[BEGIN]

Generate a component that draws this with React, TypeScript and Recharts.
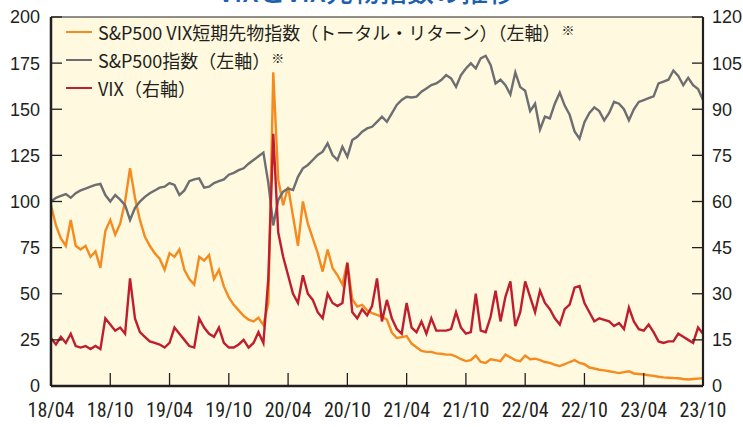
import { LineChart, Line, XAxis, YAxis, CartesianGrid, ReferenceLine, Legend } from 'recharts';

// half-month steps from 2018/04 to 2023/10
const tickMonths = [0, 6, 12, 18, 24, 30, 36, 42, 48, 54, 60, 66];
const tickLabels = ['18/04', '18/10', '19/04', '19/10', '20/04', '20/10', '21/04', '21/10', '22/04', '22/10', '23/04', '23/10'];
const leftTicks = [0, 25, 50, 75, 100, 125, 150, 175, 200];
const rightTicks = [0, 15, 30, 45, 60, 75, 90, 105, 120];

const vixFutures = [
  98, 87, 80, 76, 90, 76, 74, 76, 70, 73, 64, 84, 90, 82, 88, 100, 118, 102, 90, 81,
  76, 72, 69, 63, 72, 70, 74, 63, 58, 55, 70, 68, 71, 58, 63, 54, 48, 44, 41, 38,
  36, 35, 37, 33, 45, 170, 112, 98, 108, 92, 76, 100, 88, 80, 72, 62, 74, 64, 60, 55,
  67, 47, 43, 44, 41, 39.5, 38.5, 37.5, 36, 29, 26, 26.5, 27, 23, 21, 19, 18.5, 18.5, 17.7, 17.5,
  17, 17, 16, 14.5, 13.5, 14, 16.5, 13, 12.5, 14.5, 14, 13.5, 17, 15.5, 14, 13.5, 16.5, 14.5, 14.8, 14,
  13, 12.5, 11.5, 10.8, 11.8, 13, 14, 12.5, 11.8, 10, 9.5, 8.8, 8.5, 8, 7.5, 7, 7.5, 8, 6.8, 6.5,
  6.2, 5.8, 5.5, 5, 4.7, 4.5, 4.3, 4.2, 3.8, 3.5, 3.8, 4, 4.2,
];

const sp500 = [
  100, 102, 103, 104, 102, 104.5, 106, 107, 108, 109, 109.5, 103.5, 100, 103.5, 101, 98, 90, 96.5, 100, 102.5,
  104.5, 106, 107.5, 108, 110, 109, 103.5, 106, 111, 112, 112.5, 107.5, 108, 110, 111, 112, 114.5, 115.5, 117, 118,
  120.5, 122.5, 124.5, 126.5, 110, 87, 100.8, 105.3, 107, 106.2, 113.4, 118, 119.8, 122.5, 125.2, 127, 131.5, 125.2, 122.5, 129.7,
  124.3, 133.3, 135.1, 137.8, 139.6, 140.5, 143.2, 146, 143.2, 147.8, 152.3, 155, 156.8, 156.4, 156.8, 159.5, 161.3, 163.1, 164, 165.8,
  168.5, 166.7, 162.2, 168.5, 172.1, 174.9, 172.1, 177.6, 179, 174, 164, 166, 163, 158, 170, 162, 160, 149, 153, 139,
  146, 145, 153, 159, 152, 147, 138, 134, 143, 148, 151, 149, 144, 148, 154, 153, 150, 144, 150, 154,
  155, 156, 157, 164, 165, 166, 171, 168, 163, 167, 163, 161, 155,
];

const vix = [
  15.5, 13.5, 16, 14, 17, 13, 12.5, 13, 12, 13, 12, 22, 20, 18, 19, 17, 35, 22, 17.5, 16,
  14.5, 14, 13.5, 12.5, 14, 19, 17, 15, 13, 12.5, 22, 19, 17, 16, 19, 14, 12.5, 12.5, 13.5, 15,
  12.5, 14, 17.5, 14, 35, 82, 50, 42, 36, 30, 27, 36, 30, 28, 24, 22, 30, 27, 26, 27,
  40, 24, 22, 25, 23, 26, 35, 21, 28, 22, 18.5, 17, 27, 19, 17.5, 21, 17, 22, 18, 18,
  18, 18.5, 24, 19, 17, 17.5, 30, 18, 17.5, 22.5, 31, 21, 29, 34, 19.5, 24, 34, 29, 24, 31,
  27, 25, 22, 20, 25, 26.5, 32, 32.5, 27, 24, 21, 22, 21.5, 21, 19.5, 20.5, 18.5, 25.5, 21, 18.5,
  18, 20, 17.5, 14.5, 14, 14.5, 14.5, 17, 16, 15, 14, 19, 17,
];

const data = sp500.map((v, i) => ({ t: i / 2, sp500: v, futures: vixFutures[i], vix: vix[i] }));

const INK = '#231f20';
const ORANGE = '#f58a1f';
const GRAY = '#6d6e71';
const RED = '#be1e2d';
const NUM_FONT = '"Liberation Sans", Arial, sans-serif';
const DATE_FONT = '"Liberation Sans Narrow", "Roboto Condensed", "DejaVu Sans Condensed", "Liberation Sans", sans-serif';
const JP_FONT = '"Noto Sans CJK JP", "Noto Sans", sans-serif';

const legendItems = [
  { label: 'S&P500 VIX短期先物指数（トータル・リターン）（左軸）', note: true, color: ORANGE },
  { label: 'S&P500指数（左軸）', note: true, color: GRAY },
  { label: 'VIX（右軸）', note: false, color: RED },
];

function LeftTick(props: any) {
  const { x, y, payload } = props;
  return (
    <g>
      <line x1={x} x2={x + 11} y1={y} y2={y} stroke={INK} strokeWidth={1.3} />
      <text x={x - 11} y={y} dy="0.36em" textAnchor="end" fontSize={18} fill={INK} fontFamily={NUM_FONT}>
        {payload.value}
      </text>
    </g>
  );
}

function RightTick(props: any) {
  const { x, y, payload } = props;
  return (
    <g>
      <line x1={x - 11} x2={x} y1={y} y2={y} stroke={INK} strokeWidth={1.3} />
      <text x={x + 9} y={y} dy="0.36em" textAnchor="start" fontSize={18} fill={INK} fontFamily={NUM_FONT}>
        {payload.value}
      </text>
    </g>
  );
}

function BottomTick(props: any) {
  const { x, y, payload } = props;
  const label = tickLabels[tickMonths.indexOf(payload.value)];
  return (
    <g>
      <line x1={x} x2={x} y1={y} y2={y - 13} stroke={INK} strokeWidth={1.3} />
      <text x={x} y={y + 24} dy="0.36em" textAnchor="middle" fontSize={20} fill={INK} fontFamily={DATE_FONT}>
        {label}
      </text>
    </g>
  );
}

function LegendBox() {
  return (
    <div style={{ fontFamily: JP_FONT, color: INK }}>
      {legendItems.map((item) => (
        <div key={item.label} style={{ display: 'flex', alignItems: 'center', height: 28, whiteSpace: 'nowrap' }}>
          <svg width={32} height={28}>
            <line x1={0} x2={26} y1={14} y2={14} stroke={item.color} strokeWidth={2} />
          </svg>
          <span style={{ fontSize: 18 }}>{item.label}</span>
          {item.note && <span style={{ fontSize: 13, alignSelf: 'flex-start', marginTop: 2, marginLeft: 1 }}>※</span>}
        </div>
      ))}
    </div>
  );
}

export default function App() {
  return (
    <div style={{ position: 'absolute', left: 0, top: 0, width: 743, height: 427, overflow: 'hidden', background: '#fff' }}>
      <div
        style={{
          position: 'absolute',
          left: 218,
          top: -23,
          fontFamily: JP_FONT,
          fontSize: 27,
          lineHeight: '27px',
          fontWeight: 500,
          color: '#1d5fae',
          whiteSpace: 'nowrap',
        }}
      >
        VIXとVIX先物指数の推移
      </div>
      <div style={{ position: 'absolute', left: 0, top: 0 }}>
        <LineChart width={743} height={427} data={data} margin={{ top: 17, right: 0, bottom: 0, left: 0 }}>
          <CartesianGrid yAxisId="left" fill="#fff9df" horizontal={false} vertical={false} />
          <XAxis
            dataKey="t"
            type="number"
            domain={[0, 66]}
            ticks={tickMonths}
            interval={0}
            height={41}
            tickSize={0}
            tickMargin={0}
            tickLine={false}
            axisLine={{ stroke: INK, strokeWidth: 2.5 }}
            tick={<BottomTick />}
          />
          <YAxis
            yAxisId="left"
            domain={[0, 200]}
            ticks={leftTicks}
            interval={0}
            width={51}
            tickSize={0}
            tickMargin={0}
            tickLine={false}
            axisLine={{ stroke: INK, strokeWidth: 2.5 }}
            tick={<LeftTick />}
          />
          <YAxis
            yAxisId="right"
            orientation="right"
            domain={[0, 120]}
            ticks={rightTicks}
            interval={0}
            width={40}
            tickSize={0}
            tickMargin={0}
            tickLine={false}
            axisLine={{ stroke: INK, strokeWidth: 2.2 }}
            tick={<RightTick />}
          />
          <ReferenceLine yAxisId="left" y={200} stroke={INK} strokeWidth={1.2} />
          <Legend
            layout="horizontal"
            verticalAlign="middle"
            align="center"
            content={() => <LegendBox />}
            wrapperStyle={{ left: 66, top: 18, width: 600, height: 90 }}
          />
          <Line yAxisId="left" dataKey="futures" stroke={ORANGE} strokeWidth={2.4} dot={false} isAnimationActive={false} />
          <Line yAxisId="left" dataKey="sp500" stroke={GRAY} strokeWidth={2.4} dot={false} isAnimationActive={false} />
          <Line yAxisId="right" dataKey="vix" stroke={RED} strokeWidth={2.4} dot={false} isAnimationActive={false} />
        </LineChart>
      </div>
    </div>
  );
}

[END]

(EXERCISE GOAL)
Go from the first line of the listing to the line holding "90, 105, 120];" and, please, transcribe those lines exactly, both included, with no pictures.

(FULL RESPONSE)
Generate a component that draws this with React, TypeScript and Recharts.
import { LineChart, Line, XAxis, YAxis, CartesianGrid, ReferenceLine, Legend } from 'recharts';

// half-month steps from 2018/04 to 2023/10
const tickMonths = [0, 6, 12, 18, 24, 30, 36, 42, 48, 54, 60, 66];
const tickLabels = ['18/04', '18/10', '19/04', '19/10', '20/04', '20/10', '21/04', '21/10', '22/04', '22/10', '23/04', '23/10'];
const leftTicks = [0, 25, 50, 75, 100, 125, 150, 175, 200];
const rightTicks = [0, 15, 30, 45, 60, 75, 90, 105, 120];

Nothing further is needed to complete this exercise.